Work instructions: Exactly repeat the material, dropping only the pictures.

-------- Material provided

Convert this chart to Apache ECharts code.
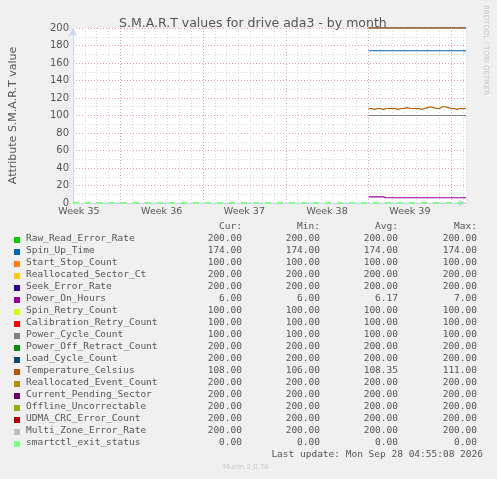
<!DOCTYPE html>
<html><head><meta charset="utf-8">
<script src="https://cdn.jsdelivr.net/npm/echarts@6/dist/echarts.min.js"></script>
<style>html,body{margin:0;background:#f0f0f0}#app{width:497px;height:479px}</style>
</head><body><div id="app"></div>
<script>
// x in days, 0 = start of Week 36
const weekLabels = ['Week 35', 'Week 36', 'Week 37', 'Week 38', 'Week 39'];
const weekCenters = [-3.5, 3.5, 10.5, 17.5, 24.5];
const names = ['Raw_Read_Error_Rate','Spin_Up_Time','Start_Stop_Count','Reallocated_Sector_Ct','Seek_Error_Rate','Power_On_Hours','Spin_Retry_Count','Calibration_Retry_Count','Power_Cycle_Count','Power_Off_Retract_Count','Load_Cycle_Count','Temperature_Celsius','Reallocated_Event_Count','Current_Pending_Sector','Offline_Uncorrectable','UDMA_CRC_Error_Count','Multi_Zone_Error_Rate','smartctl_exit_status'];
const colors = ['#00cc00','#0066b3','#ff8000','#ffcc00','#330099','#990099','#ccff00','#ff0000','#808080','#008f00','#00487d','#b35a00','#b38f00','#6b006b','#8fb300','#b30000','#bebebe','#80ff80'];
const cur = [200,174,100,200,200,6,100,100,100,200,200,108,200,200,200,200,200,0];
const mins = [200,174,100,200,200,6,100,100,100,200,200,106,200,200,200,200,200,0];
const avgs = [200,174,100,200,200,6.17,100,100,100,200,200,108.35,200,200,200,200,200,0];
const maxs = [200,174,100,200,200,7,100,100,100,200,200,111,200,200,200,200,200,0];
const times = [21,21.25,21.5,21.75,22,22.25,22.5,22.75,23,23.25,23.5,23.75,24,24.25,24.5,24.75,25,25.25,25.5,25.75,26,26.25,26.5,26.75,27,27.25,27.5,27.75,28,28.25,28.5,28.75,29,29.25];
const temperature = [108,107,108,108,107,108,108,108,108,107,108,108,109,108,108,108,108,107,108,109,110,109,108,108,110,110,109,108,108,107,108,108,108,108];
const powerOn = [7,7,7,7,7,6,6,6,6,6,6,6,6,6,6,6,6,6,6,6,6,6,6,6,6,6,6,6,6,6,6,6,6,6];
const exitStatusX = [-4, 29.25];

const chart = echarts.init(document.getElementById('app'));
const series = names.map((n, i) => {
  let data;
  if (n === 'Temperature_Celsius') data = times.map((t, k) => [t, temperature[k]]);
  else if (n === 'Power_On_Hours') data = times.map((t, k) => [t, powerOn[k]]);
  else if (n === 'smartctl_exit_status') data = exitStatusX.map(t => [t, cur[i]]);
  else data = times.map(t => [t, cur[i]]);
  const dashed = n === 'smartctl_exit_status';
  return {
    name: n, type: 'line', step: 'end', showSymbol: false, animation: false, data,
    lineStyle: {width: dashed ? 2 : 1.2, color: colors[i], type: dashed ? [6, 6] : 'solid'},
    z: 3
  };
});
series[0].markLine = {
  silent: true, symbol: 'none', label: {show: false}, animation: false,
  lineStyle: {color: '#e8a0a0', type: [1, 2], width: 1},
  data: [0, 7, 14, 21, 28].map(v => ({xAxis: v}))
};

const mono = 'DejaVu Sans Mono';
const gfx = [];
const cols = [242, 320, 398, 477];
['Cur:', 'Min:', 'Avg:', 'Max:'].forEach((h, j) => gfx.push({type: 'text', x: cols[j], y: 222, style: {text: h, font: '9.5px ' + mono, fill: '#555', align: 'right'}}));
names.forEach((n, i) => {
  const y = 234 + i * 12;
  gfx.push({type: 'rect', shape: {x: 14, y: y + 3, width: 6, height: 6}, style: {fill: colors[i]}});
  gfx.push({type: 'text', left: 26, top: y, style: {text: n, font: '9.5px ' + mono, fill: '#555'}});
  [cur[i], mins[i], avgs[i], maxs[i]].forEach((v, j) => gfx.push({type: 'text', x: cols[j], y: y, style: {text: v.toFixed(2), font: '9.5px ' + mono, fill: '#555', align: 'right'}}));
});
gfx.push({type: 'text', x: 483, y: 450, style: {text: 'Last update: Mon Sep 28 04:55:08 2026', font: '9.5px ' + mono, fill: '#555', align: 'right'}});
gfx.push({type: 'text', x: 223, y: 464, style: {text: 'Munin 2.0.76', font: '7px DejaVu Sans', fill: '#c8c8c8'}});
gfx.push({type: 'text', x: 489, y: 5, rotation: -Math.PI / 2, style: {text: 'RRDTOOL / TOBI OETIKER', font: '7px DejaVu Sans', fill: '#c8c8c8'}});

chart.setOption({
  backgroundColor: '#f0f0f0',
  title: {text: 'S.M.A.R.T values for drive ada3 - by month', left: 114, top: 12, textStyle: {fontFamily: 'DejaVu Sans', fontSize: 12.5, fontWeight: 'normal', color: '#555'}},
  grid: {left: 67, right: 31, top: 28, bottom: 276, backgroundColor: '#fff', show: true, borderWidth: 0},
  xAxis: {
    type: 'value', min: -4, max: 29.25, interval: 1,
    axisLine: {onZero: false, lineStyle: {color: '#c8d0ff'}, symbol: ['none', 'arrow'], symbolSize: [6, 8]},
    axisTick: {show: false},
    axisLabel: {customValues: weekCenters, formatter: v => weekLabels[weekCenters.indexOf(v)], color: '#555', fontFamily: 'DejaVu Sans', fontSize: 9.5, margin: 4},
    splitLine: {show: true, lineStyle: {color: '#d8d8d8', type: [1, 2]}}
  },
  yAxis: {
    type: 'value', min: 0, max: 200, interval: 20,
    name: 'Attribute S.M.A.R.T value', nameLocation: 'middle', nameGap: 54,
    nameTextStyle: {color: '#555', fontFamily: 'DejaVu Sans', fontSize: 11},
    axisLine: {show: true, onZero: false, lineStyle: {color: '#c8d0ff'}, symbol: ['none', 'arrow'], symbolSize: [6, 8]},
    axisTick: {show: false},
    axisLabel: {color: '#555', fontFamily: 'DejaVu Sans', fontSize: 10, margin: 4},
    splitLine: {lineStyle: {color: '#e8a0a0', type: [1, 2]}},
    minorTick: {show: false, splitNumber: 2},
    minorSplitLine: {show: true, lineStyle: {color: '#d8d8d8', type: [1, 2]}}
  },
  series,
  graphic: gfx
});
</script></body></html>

----------------

Exercise solution:
Convert this chart to Apache ECharts code.
<!DOCTYPE html>
<html><head><meta charset="utf-8">
<script src="https://cdn.jsdelivr.net/npm/echarts@6/dist/echarts.min.js"></script>
<style>html,body{margin:0;background:#f0f0f0}#app{width:497px;height:479px}</style>
</head><body><div id="app"></div>
<script>
// x in days, 0 = start of Week 36
const weekLabels = ['Week 35', 'Week 36', 'Week 37', 'Week 38', 'Week 39'];
const weekCenters = [-3.5, 3.5, 10.5, 17.5, 24.5];
const names = ['Raw_Read_Error_Rate','Spin_Up_Time','Start_Stop_Count','Reallocated_Sector_Ct','Seek_Error_Rate','Power_On_Hours','Spin_Retry_Count','Calibration_Retry_Count','Power_Cycle_Count','Power_Off_Retract_Count','Load_Cycle_Count','Temperature_Celsius','Reallocated_Event_Count','Current_Pending_Sector','Offline_Uncorrectable','UDMA_CRC_Error_Count','Multi_Zone_Error_Rate','smartctl_exit_status'];
const colors = ['#00cc00','#0066b3','#ff8000','#ffcc00','#330099','#990099','#ccff00','#ff0000','#808080','#008f00','#00487d','#b35a00','#b38f00','#6b006b','#8fb300','#b30000','#bebebe','#80ff80'];
const cur = [200,174,100,200,200,6,100,100,100,200,200,108,200,200,200,200,200,0];
const mins = [200,174,100,200,200,6,100,100,100,200,200,106,200,200,200,200,200,0];
const avgs = [200,174,100,200,200,6.17,100,100,100,200,200,108.35,200,200,200,200,200,0];
const maxs = [200,174,100,200,200,7,100,100,100,200,200,111,200,200,200,200,200,0];
const times = [21,21.25,21.5,21.75,22,22.25,22.5,22.75,23,23.25,23.5,23.75,24,24.25,24.5,24.75,25,25.25,25.5,25.75,26,26.25,26.5,26.75,27,27.25,27.5,27.75,28,28.25,28.5,28.75,29,29.25];
const temperature = [108,107,108,108,107,108,108,108,108,107,108,108,109,108,108,108,108,107,108,109,110,109,108,108,110,110,109,108,108,107,108,108,108,108];
const powerOn = [7,7,7,7,7,6,6,6,6,6,6,6,6,6,6,6,6,6,6,6,6,6,6,6,6,6,6,6,6,6,6,6,6,6];
const exitStatusX = [-4, 29.25];

const chart = echarts.init(document.getElementById('app'));
const series = names.map((n, i) => {
  let data;
  if (n === 'Temperature_Celsius') data = times.map((t, k) => [t, temperature[k]]);
  else if (n === 'Power_On_Hours') data = times.map((t, k) => [t, powerOn[k]]);
  else if (n === 'smartctl_exit_status') data = exitStatusX.map(t => [t, cur[i]]);
  else data = times.map(t => [t, cur[i]]);
  const dashed = n === 'smartctl_exit_status';
  return {
    name: n, type: 'line', step: 'end', showSymbol: false, animation: false, data,
    lineStyle: {width: dashed ? 2 : 1.2, color: colors[i], type: dashed ? [6, 6] : 'solid'},
    z: 3
  };
});
series[0].markLine = {
  silent: true, symbol: 'none', label: {show: false}, animation: false,
  lineStyle: {color: '#e8a0a0', type: [1, 2], width: 1},
  data: [0, 7, 14, 21, 28].map(v => ({xAxis: v}))
};

const mono = 'DejaVu Sans Mono';
const gfx = [];
const cols = [242, 320, 398, 477];
['Cur:', 'Min:', 'Avg:', 'Max:'].forEach((h, j) => gfx.push({type: 'text', x: cols[j], y: 222, style: {text: h, font: '9.5px ' + mono, fill: '#555', align: 'right'}}));
names.forEach((n, i) => {
  const y = 234 + i * 12;
  gfx.push({type: 'rect', shape: {x: 14, y: y + 3, width: 6, height: 6}, style: {fill: colors[i]}});
  gfx.push({type: 'text', left: 26, top: y, style: {text: n, font: '9.5px ' + mono, fill: '#555'}});
  [cur[i], mins[i], avgs[i], maxs[i]].forEach((v, j) => gfx.push({type: 'text', x: cols[j], y: y, style: {text: v.toFixed(2), font: '9.5px ' + mono, fill: '#555', align: 'right'}}));
});
gfx.push({type: 'text', x: 483, y: 450, style: {text: 'Last update: Mon Sep 28 04:55:08 2026', font: '9.5px ' + mono, fill: '#555', align: 'right'}});
gfx.push({type: 'text', x: 223, y: 464, style: {text: 'Munin 2.0.76', font: '7px DejaVu Sans', fill: '#c8c8c8'}});
gfx.push({type: 'text', x: 489, y: 5, rotation: -Math.PI / 2, style: {text: 'RRDTOOL / TOBI OETIKER', font: '7px DejaVu Sans', fill: '#c8c8c8'}});

chart.setOption({
  backgroundColor: '#f0f0f0',
  title: {text: 'S.M.A.R.T values for drive ada3 - by month', left: 114, top: 12, textStyle: {fontFamily: 'DejaVu Sans', fontSize: 12.5, fontWeight: 'normal', color: '#555'}},
  grid: {left: 67, right: 31, top: 28, bottom: 276, backgroundColor: '#fff', show: true, borderWidth: 0},
  xAxis: {
    type: 'value', min: -4, max: 29.25, interval: 1,
    axisLine: {onZero: false, lineStyle: {color: '#c8d0ff'}, symbol: ['none', 'arrow'], symbolSize: [6, 8]},
    axisTick: {show: false},
    axisLabel: {customValues: weekCenters, formatter: v => weekLabels[weekCenters.indexOf(v)], color: '#555', fontFamily: 'DejaVu Sans', fontSize: 9.5, margin: 4},
    splitLine: {show: true, lineStyle: {color: '#d8d8d8', type: [1, 2]}}
  },
  yAxis: {
    type: 'value', min: 0, max: 200, interval: 20,
    name: 'Attribute S.M.A.R.T value', nameLocation: 'middle', nameGap: 54,
    nameTextStyle: {color: '#555', fontFamily: 'DejaVu Sans', fontSize: 11},
    axisLine: {show: true, onZero: false, lineStyle: {color: '#c8d0ff'}, symbol: ['none', 'arrow'], symbolSize: [6, 8]},
    axisTick: {show: false},
    axisLabel: {color: '#555', fontFamily: 'DejaVu Sans', fontSize: 10, margin: 4},
    splitLine: {lineStyle: {color: '#e8a0a0', type: [1, 2]}},
    minorTick: {show: false, splitNumber: 2},
    minorSplitLine: {show: true, lineStyle: {color: '#d8d8d8', type: [1, 2]}}
  },
  series,
  graphic: gfx
});
</script></body></html>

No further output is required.